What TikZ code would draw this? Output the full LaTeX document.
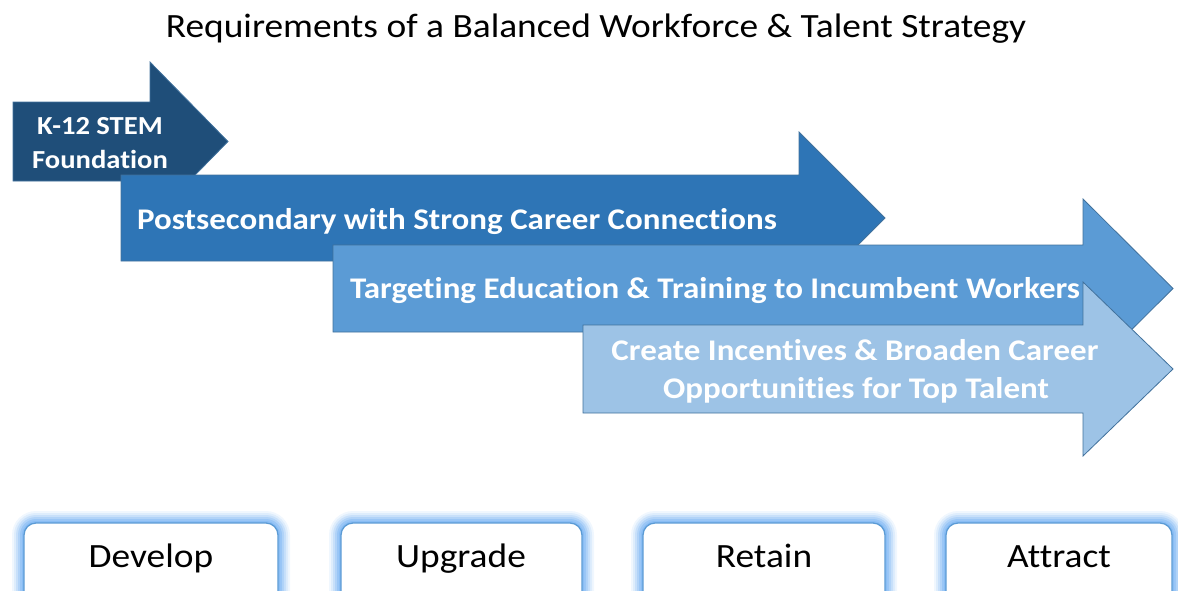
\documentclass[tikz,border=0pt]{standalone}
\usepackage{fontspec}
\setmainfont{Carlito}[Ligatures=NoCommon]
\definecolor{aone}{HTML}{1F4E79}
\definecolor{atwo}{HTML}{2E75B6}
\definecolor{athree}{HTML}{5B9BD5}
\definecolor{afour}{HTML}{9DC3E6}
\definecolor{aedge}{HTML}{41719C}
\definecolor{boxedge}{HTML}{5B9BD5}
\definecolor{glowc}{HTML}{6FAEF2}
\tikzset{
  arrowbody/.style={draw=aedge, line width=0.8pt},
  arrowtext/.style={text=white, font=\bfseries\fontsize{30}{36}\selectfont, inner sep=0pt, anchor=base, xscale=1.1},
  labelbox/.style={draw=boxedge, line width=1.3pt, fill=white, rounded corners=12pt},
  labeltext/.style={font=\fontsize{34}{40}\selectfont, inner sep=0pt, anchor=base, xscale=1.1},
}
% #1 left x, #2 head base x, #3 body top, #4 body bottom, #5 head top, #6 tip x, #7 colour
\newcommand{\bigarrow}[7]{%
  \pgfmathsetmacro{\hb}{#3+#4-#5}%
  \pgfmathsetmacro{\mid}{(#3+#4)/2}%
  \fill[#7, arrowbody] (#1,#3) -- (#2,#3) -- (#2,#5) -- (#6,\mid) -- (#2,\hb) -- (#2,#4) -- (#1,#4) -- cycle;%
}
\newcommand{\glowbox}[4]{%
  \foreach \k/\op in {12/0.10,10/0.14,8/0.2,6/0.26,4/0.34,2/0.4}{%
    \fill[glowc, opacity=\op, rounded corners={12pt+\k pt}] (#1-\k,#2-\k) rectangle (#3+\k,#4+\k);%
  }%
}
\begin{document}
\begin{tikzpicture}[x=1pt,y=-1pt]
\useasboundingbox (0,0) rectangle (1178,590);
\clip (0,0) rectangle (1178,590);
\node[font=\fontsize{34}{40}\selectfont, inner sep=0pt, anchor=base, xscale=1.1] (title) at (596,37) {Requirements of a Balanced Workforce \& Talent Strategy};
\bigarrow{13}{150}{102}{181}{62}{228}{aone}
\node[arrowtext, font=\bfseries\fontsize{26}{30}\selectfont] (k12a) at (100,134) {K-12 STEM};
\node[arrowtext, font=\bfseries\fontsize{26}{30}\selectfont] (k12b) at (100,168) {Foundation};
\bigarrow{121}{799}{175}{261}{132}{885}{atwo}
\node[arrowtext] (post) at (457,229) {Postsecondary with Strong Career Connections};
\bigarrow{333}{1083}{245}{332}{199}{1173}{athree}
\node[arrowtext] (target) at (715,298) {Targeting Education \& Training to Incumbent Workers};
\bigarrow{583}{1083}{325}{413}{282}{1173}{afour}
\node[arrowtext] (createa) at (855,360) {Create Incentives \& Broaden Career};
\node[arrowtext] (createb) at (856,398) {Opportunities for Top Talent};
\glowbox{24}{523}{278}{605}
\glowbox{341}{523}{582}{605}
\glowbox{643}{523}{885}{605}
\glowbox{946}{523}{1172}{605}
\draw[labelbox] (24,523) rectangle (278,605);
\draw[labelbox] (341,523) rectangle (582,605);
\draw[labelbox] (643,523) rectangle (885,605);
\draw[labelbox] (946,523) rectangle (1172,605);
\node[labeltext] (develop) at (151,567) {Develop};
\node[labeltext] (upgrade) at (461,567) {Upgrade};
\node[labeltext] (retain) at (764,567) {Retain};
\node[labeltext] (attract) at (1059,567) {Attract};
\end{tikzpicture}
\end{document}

========================================================================

The listing above needs to be output again exactly. Don't include the pictures.

**The completed task**
What TikZ code would draw this? Output the full LaTeX document.
\documentclass[tikz,border=0pt]{standalone}
\usepackage{fontspec}
\setmainfont{Carlito}[Ligatures=NoCommon]
\definecolor{aone}{HTML}{1F4E79}
\definecolor{atwo}{HTML}{2E75B6}
\definecolor{athree}{HTML}{5B9BD5}
\definecolor{afour}{HTML}{9DC3E6}
\definecolor{aedge}{HTML}{41719C}
\definecolor{boxedge}{HTML}{5B9BD5}
\definecolor{glowc}{HTML}{6FAEF2}
\tikzset{
  arrowbody/.style={draw=aedge, line width=0.8pt},
  arrowtext/.style={text=white, font=\bfseries\fontsize{30}{36}\selectfont, inner sep=0pt, anchor=base, xscale=1.1},
  labelbox/.style={draw=boxedge, line width=1.3pt, fill=white, rounded corners=12pt},
  labeltext/.style={font=\fontsize{34}{40}\selectfont, inner sep=0pt, anchor=base, xscale=1.1},
}
% #1 left x, #2 head base x, #3 body top, #4 body bottom, #5 head top, #6 tip x, #7 colour
\newcommand{\bigarrow}[7]{%
  \pgfmathsetmacro{\hb}{#3+#4-#5}%
  \pgfmathsetmacro{\mid}{(#3+#4)/2}%
  \fill[#7, arrowbody] (#1,#3) -- (#2,#3) -- (#2,#5) -- (#6,\mid) -- (#2,\hb) -- (#2,#4) -- (#1,#4) -- cycle;%
}
\newcommand{\glowbox}[4]{%
  \foreach \k/\op in {12/0.10,10/0.14,8/0.2,6/0.26,4/0.34,2/0.4}{%
    \fill[glowc, opacity=\op, rounded corners={12pt+\k pt}] (#1-\k,#2-\k) rectangle (#3+\k,#4+\k);%
  }%
}
\begin{document}
\begin{tikzpicture}[x=1pt,y=-1pt]
\useasboundingbox (0,0) rectangle (1178,590);
\clip (0,0) rectangle (1178,590);
\node[font=\fontsize{34}{40}\selectfont, inner sep=0pt, anchor=base, xscale=1.1] (title) at (596,37) {Requirements of a Balanced Workforce \& Talent Strategy};
\bigarrow{13}{150}{102}{181}{62}{228}{aone}
\node[arrowtext, font=\bfseries\fontsize{26}{30}\selectfont] (k12a) at (100,134) {K-12 STEM};
\node[arrowtext, font=\bfseries\fontsize{26}{30}\selectfont] (k12b) at (100,168) {Foundation};
\bigarrow{121}{799}{175}{261}{132}{885}{atwo}
\node[arrowtext] (post) at (457,229) {Postsecondary with Strong Career Connections};
\bigarrow{333}{1083}{245}{332}{199}{1173}{athree}
\node[arrowtext] (target) at (715,298) {Targeting Education \& Training to Incumbent Workers};
\bigarrow{583}{1083}{325}{413}{282}{1173}{afour}
\node[arrowtext] (createa) at (855,360) {Create Incentives \& Broaden Career};
\node[arrowtext] (createb) at (856,398) {Opportunities for Top Talent};
\glowbox{24}{523}{278}{605}
\glowbox{341}{523}{582}{605}
\glowbox{643}{523}{885}{605}
\glowbox{946}{523}{1172}{605}
\draw[labelbox] (24,523) rectangle (278,605);
\draw[labelbox] (341,523) rectangle (582,605);
\draw[labelbox] (643,523) rectangle (885,605);
\draw[labelbox] (946,523) rectangle (1172,605);
\node[labeltext] (develop) at (151,567) {Develop};
\node[labeltext] (upgrade) at (461,567) {Upgrade};
\node[labeltext] (retain) at (764,567) {Retain};
\node[labeltext] (attract) at (1059,567) {Attract};
\end{tikzpicture}
\end{document}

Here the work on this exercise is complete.